Stated problem:
Repeat the material exactly from its first line to the line that includes "from matplotlib.lines import Line2D". Skip pictures.

-- START OF Data --

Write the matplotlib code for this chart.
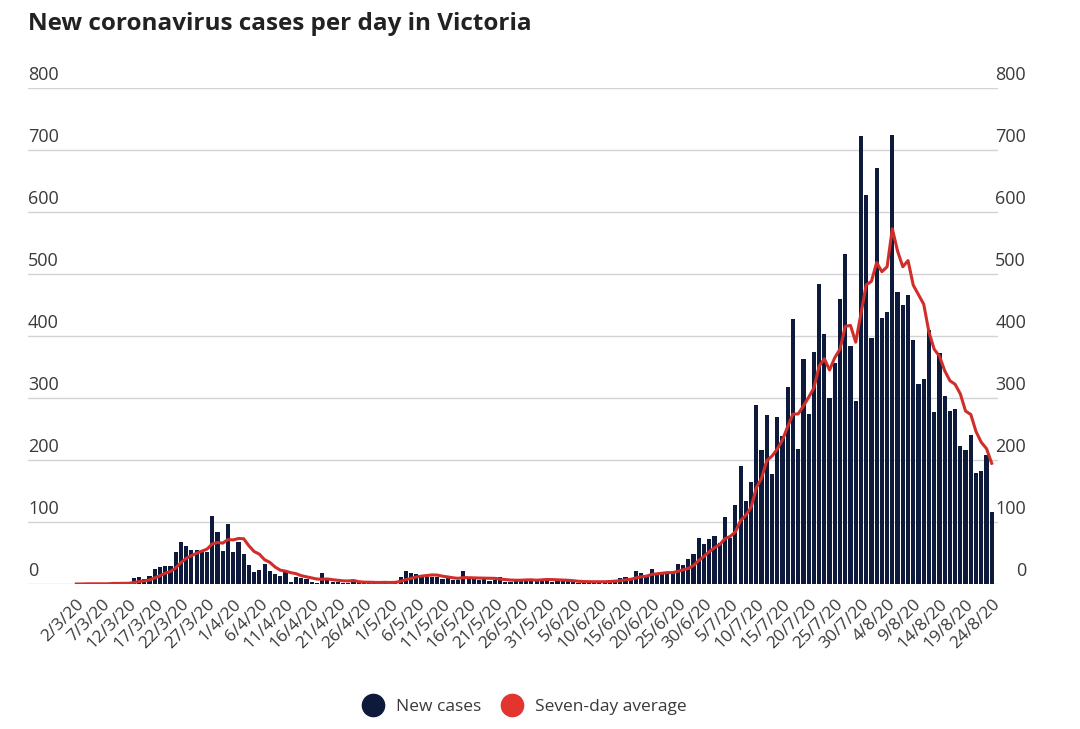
import numpy as np
import matplotlib
matplotlib.use("Agg")
import matplotlib.pyplot as plt
import matplotlib.transforms as mtransforms
from matplotlib.lines import Line2D

# daily new cases, 2/3/20 .. 24/8/20 (one value per day)
cases = [
    0, 0, 1, 0, 1, 0, 0, 4, 0, 3, 0, 9, 12, 8, 13, 24, 27, 29, 29, 51,
    68, 61, 55, 55, 52, 52, 110, 84, 53, 96,                      # March
    51, 68, 49, 30, 20, 23, 33, 21, 16, 13, 19, 3, 12, 10, 8, 3, 1, 17, 6, 3,
    4, 2, 1, 7, 3, 1, 2, 2, 1, 3,                                 # April
    5, 5, 12, 21, 17, 16, 13, 12, 11, 11, 8, 9, 6, 7, 21, 9, 8, 7, 8, 5,
    6, 12, 4, 3, 5, 8, 8, 7, 8, 8, 7,                             # May
    4, 5, 5, 5, 3, 2, 3, 3, 4, 5, 5, 6, 6, 9, 12, 10, 21, 18, 13, 25,
    16, 19, 17, 20, 33, 30, 41, 49, 75, 64,                       # June
    73, 77, 66, 108, 74, 127, 191, 134, 165, 288, 216, 273, 177, 270, 238, 317,
    428, 217, 363, 275, 374, 484, 403, 300, 357, 459, 532, 384, 295, 723, 627,  # July
    397, 671, 429, 439, 725, 471, 450, 466, 394, 322, 331, 410, 278, 372, 303,
    279, 282, 222, 216, 240, 179, 182, 208, 116,                  # August
]

# seven-day average as drawn (red line)
avg7 = [
    0, 0, 0.3, 0.3, 0.4, 0.3, 0.3, 0.9, 0.9, 1.1, 1.1, 2.3, 4.0, 5.1, 6.4, 9.9,
    13.3, 17.4, 20.3, 25.9, 34.4, 41.3, 45.7, 49.7, 53.0, 56.3, 64.7, 67.0, 65.9, 71.7,
    71.1, 73.4, 73.0, 61.6, 52.4, 48.1, 39.1, 34.9, 27.4, 22.3, 20.7, 18.3, 16.7, 13.4,
    11.6, 9.7, 8.0, 7.7, 8.1, 6.9, 6.0, 5.1, 4.9, 5.7, 3.7, 3.0, 2.9, 2.6, 2.4, 2.7,
    2.4, 2.7, 4.3, 7.0, 9.1, 11.3, 12.7, 13.7, 14.6, 14.4, 12.6, 11.4, 10.0, 9.1, 10.4,
    10.1, 9.7, 9.6, 9.4, 9.3, 9.1, 7.9, 7.1, 6.4, 6.1, 6.1, 6.6, 6.7, 6.1, 6.7, 7.3,
    7.1, 6.7, 6.3, 6.0, 5.3, 4.4, 3.9, 3.7, 3.6, 3.6, 3.6, 4.0, 4.6, 5.4, 6.7, 7.6,
    9.9, 11.7, 12.7, 15.4, 16.4, 17.4, 18.4, 18.3, 20.4, 22.9, 25.1, 29.9, 37.9, 44.6,
    52.1, 58.4, 63.6, 73.1, 76.7, 84.1, 102.3, 111.0, 123.6, 155.3, 170.7, 199.1, 206.3,
    217.6, 232.4, 254.1, 274.1, 274.3, 287.1, 301.1, 316.0, 351.1, 363.4, 345.1, 365.1,
    378.9, 415.6, 417.0, 390.0, 435.7, 482.4,
    488.1, 518.4, 503.7, 511.6, 573.0, 537.0, 511.7, 521.6, 482.0, 466.7, 451.3, 406.3,
    378.7, 367.6, 344.3, 327.9, 322.1, 306.6, 278.9, 273.4, 245.9, 228.6, 218.4, 194.7,
]

tick_pos = list(range(0, 176, 5))
tick_labels = [
    "2/3/20", "7/3/20", "12/3/20", "17/3/20", "22/3/20", "27/3/20", "1/4/20", "6/4/20",
    "11/4/20", "16/4/20", "21/4/20", "26/4/20", "1/5/20", "6/5/20", "11/5/20", "16/5/20",
    "21/5/20", "26/5/20", "31/5/20", "5/6/20", "10/6/20", "15/6/20", "20/6/20", "25/6/20",
    "30/6/20", "5/7/20", "10/7/20", "15/7/20", "20/7/20", "25/7/20", "30/7/20", "4/8/20",
    "9/8/20", "14/8/20", "19/8/20", "24/8/20",
]
y_ticks = [0, 100, 200, 300, 400, 500, 600, 700, 800]

navy = "#0e1a3b"
red = "#d02e2b"
txt = "#3a3a3a"

plt.rcParams["font.family"] = ["Open Sans", "DejaVu Sans"]

fig = plt.figure(figsize=(10.8, 7.29), dpi=100)
W, H = 1080, 729
ax = fig.add_axes([28 / W, 1 - 584 / H, (998 - 28) / W, (584 - 88) / H])

x = np.arange(len(cases))
ax.bar(x, cases, width=0.8, color=navy, linewidth=0, zorder=2)
ax.plot(np.arange(len(avg7)), avg7, color=red, lw=2.2, zorder=3, solid_joinstyle="round")

ax.set_xlim((28 - 76.3) / 5.231, (998 - 76.3) / 5.231)
ax.set_ylim(0, 800)

# grid
ax.set_yticks(y_ticks)
ax.yaxis.grid(True, color="#d3d3d3", lw=1)
ax.set_axisbelow(True)
ax.tick_params(axis="y", length=0, labelleft=False)
for s in ax.spines.values():
    s.set_visible(False)

# y labels sit above the gridlines, on both sides
trans = mtransforms.blended_transform_factory(ax.transAxes, ax.transData)
trans = mtransforms.offset_copy(trans, fig=fig, y=4, units="dots")
for v in y_ticks:
    ax.text(0, v, str(v), transform=trans, ha="left", va="bottom", fontsize=13, color=txt)
    ax.text(1.0289, v, str(v), transform=trans, ha="right", va="bottom", fontsize=13, color=txt)

ax.set_xticks(tick_pos)
ax.set_xticklabels(tick_labels, rotation=45, ha="right", rotation_mode="anchor",
                   fontsize=12.5, color=txt)
ax.tick_params(axis="x", length=0, pad=9)

fig.text(28 / W, 1 - 24 / H, "New coronavirus cases per day in Victoria", fontsize=17.5,
         fontweight="bold", color="#222222", ha="left", va="center")

handles = [
    Line2D([], [], marker="o", ls="", color=navy, markersize=16),
    Line2D([], [], marker="o", ls="", color="#e3342f", markersize=16),
]
fig.legend(handles, ["New cases", "Seven-day average"], loc="center",
           bbox_to_anchor=(521 / W, 1 - 707 / H), ncol=2, frameon=False,
           fontsize=12.5, labelcolor=txt, handletextpad=0.3, columnspacing=0.8)

fig.savefig("out.png", dpi=100, facecolor="white")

-- END OF Data --

Task response:
Write the matplotlib code for this chart.
import numpy as np
import matplotlib
matplotlib.use("Agg")
import matplotlib.pyplot as plt
import matplotlib.transforms as mtransforms
from matplotlib.lines import Line2D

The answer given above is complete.